CHALLENGE ▸ No pictures go into the copy. Write out exactly the lines below from the one containing "Rebuild this chart as a Python" through the one containing "from matplotlib.lines import Line2D".

MATERIAL PROVIDED ▸
________________________

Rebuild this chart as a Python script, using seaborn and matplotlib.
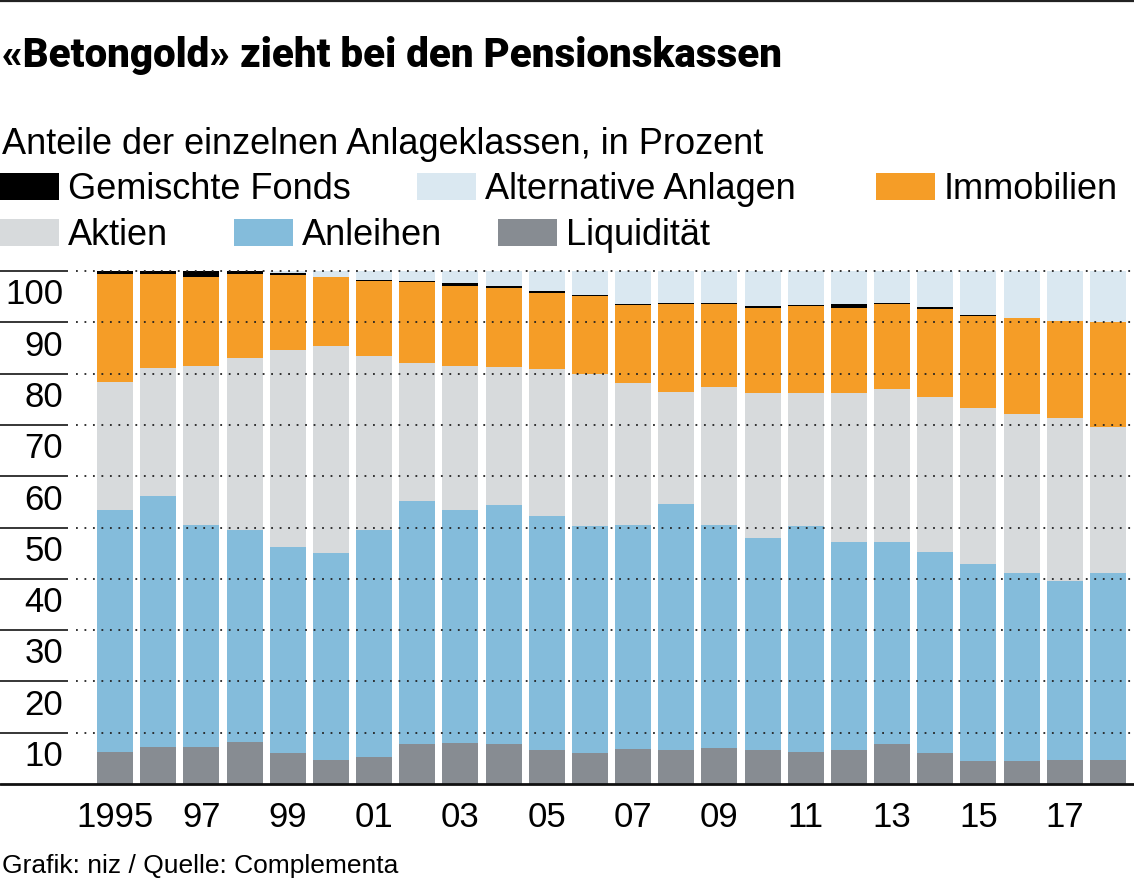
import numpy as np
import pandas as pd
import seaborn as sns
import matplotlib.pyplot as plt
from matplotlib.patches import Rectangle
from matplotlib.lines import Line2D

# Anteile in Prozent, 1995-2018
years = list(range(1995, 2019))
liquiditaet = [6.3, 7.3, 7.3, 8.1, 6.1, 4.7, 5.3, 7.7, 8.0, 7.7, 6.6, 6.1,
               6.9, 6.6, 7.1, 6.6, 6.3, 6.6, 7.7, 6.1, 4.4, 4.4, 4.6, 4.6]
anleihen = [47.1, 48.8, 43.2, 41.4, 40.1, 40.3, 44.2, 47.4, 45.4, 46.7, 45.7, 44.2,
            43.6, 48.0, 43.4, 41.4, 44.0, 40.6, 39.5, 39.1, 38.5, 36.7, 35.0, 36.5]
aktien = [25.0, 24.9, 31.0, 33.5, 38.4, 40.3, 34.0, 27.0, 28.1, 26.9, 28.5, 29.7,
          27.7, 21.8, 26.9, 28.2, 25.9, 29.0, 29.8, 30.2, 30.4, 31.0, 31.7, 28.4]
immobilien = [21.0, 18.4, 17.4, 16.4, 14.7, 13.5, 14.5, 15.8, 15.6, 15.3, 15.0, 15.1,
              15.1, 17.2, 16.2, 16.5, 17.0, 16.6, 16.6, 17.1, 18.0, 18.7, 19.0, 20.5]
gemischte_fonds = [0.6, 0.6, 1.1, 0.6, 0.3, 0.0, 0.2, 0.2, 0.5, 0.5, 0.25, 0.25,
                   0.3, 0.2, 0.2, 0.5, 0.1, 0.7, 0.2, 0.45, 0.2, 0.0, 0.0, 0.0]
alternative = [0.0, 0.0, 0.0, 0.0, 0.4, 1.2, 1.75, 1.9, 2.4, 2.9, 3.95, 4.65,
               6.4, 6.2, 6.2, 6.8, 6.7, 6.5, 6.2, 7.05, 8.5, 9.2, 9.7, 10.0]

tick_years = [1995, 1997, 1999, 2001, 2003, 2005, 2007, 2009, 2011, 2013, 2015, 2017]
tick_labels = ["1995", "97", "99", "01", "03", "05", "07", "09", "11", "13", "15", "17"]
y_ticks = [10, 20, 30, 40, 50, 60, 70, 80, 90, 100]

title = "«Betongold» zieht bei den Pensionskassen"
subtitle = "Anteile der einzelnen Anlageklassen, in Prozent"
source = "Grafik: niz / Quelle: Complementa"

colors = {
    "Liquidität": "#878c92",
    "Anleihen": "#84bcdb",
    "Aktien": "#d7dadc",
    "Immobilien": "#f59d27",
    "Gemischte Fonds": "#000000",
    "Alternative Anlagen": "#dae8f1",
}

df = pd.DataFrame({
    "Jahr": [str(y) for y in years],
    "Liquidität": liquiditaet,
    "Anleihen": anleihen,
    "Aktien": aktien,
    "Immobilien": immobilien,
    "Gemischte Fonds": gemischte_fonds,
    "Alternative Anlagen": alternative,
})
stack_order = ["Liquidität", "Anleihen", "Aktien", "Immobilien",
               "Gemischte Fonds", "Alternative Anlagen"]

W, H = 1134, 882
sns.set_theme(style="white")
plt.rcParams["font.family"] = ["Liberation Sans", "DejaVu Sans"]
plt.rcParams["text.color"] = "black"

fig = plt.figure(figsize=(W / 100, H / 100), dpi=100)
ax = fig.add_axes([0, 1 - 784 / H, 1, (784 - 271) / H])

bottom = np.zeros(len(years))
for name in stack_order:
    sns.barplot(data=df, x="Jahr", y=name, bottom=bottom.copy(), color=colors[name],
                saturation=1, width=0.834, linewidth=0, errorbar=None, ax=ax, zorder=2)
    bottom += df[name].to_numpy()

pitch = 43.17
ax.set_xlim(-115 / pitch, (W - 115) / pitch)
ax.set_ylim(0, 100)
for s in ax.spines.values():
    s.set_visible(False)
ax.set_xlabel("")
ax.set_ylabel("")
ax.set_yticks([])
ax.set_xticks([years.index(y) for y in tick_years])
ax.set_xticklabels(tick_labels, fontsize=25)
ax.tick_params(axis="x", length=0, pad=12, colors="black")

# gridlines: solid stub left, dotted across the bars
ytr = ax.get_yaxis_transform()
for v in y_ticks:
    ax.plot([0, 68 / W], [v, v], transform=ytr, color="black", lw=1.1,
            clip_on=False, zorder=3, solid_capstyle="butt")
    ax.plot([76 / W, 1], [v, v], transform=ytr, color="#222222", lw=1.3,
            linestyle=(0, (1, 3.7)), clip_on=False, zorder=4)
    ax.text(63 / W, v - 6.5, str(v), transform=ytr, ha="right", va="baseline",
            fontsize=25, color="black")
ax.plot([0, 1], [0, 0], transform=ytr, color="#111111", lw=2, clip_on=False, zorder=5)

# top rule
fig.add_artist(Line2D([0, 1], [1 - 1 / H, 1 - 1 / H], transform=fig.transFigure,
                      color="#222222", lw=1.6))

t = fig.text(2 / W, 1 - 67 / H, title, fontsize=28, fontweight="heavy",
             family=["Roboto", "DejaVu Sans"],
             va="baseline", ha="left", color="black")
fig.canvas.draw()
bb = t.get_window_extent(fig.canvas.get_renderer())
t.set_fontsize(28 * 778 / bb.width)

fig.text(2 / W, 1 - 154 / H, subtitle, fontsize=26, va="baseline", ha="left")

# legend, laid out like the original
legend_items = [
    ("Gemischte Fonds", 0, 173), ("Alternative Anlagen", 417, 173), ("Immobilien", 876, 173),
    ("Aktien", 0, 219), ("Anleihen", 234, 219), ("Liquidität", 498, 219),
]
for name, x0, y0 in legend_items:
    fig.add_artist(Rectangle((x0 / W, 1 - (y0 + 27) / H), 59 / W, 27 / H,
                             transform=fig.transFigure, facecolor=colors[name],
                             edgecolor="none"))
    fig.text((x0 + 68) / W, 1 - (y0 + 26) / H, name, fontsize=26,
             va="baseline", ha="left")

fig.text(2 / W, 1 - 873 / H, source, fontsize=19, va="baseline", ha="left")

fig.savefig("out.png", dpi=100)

________________________

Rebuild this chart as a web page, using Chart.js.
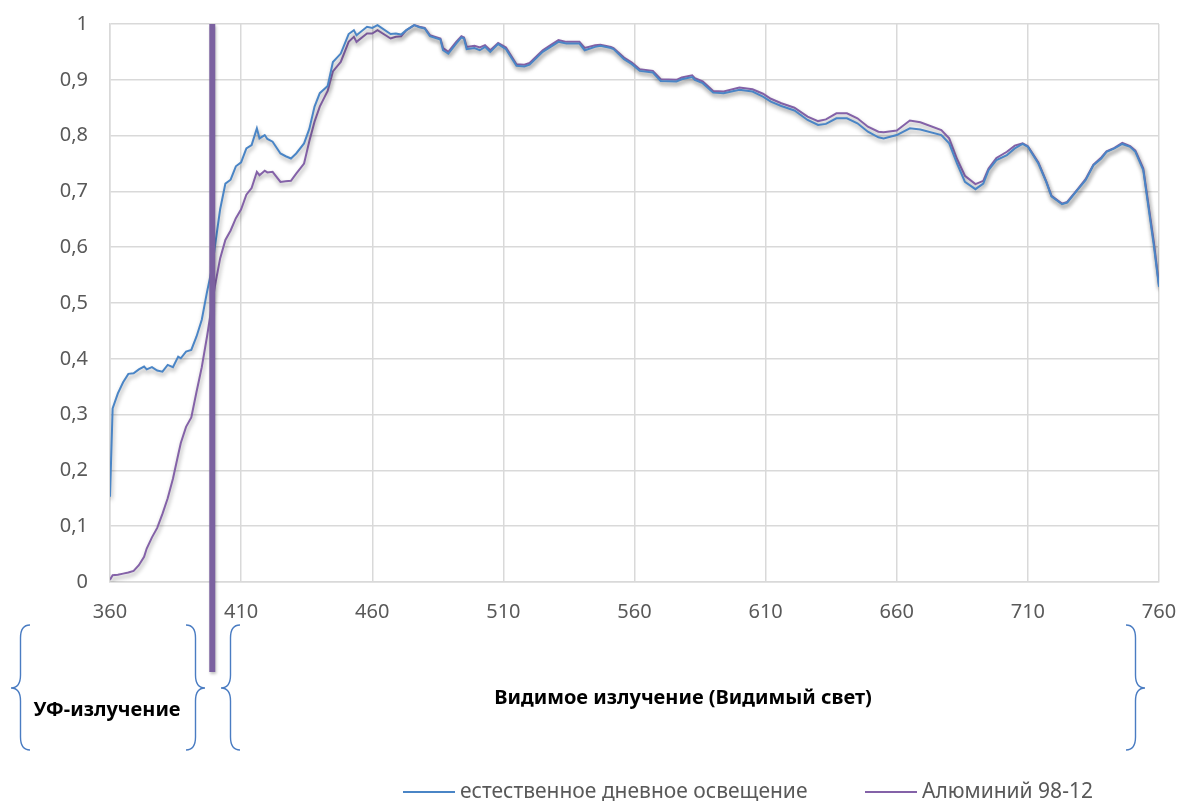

________________________

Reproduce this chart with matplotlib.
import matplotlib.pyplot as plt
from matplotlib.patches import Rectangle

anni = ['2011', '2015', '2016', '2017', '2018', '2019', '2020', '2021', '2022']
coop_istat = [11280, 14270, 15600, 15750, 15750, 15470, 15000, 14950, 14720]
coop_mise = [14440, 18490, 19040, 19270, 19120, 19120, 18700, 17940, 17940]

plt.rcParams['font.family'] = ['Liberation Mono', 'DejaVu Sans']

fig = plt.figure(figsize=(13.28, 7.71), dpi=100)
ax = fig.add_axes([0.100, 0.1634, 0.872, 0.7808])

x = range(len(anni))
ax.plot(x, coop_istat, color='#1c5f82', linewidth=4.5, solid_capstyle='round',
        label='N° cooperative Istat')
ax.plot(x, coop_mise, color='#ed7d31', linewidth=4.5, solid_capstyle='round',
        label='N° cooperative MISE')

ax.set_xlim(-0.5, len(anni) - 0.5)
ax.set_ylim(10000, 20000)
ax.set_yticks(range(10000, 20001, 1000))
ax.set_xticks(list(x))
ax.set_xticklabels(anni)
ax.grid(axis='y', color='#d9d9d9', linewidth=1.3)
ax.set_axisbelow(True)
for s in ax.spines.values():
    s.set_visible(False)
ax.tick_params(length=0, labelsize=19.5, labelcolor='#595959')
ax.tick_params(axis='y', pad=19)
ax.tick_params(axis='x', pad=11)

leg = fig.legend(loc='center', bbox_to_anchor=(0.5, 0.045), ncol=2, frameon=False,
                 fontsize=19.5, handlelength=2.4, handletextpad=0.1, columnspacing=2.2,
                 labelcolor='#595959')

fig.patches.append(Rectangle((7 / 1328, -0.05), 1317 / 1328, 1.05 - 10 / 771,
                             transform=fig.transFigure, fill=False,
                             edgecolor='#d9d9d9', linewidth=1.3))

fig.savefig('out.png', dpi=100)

________________________

SOLUTION TO THE EXERCISE ▸
Rebuild this chart as a Python script, using seaborn and matplotlib.
import numpy as np
import pandas as pd
import seaborn as sns
import matplotlib.pyplot as plt
from matplotlib.patches import Rectangle
from matplotlib.lines import Line2D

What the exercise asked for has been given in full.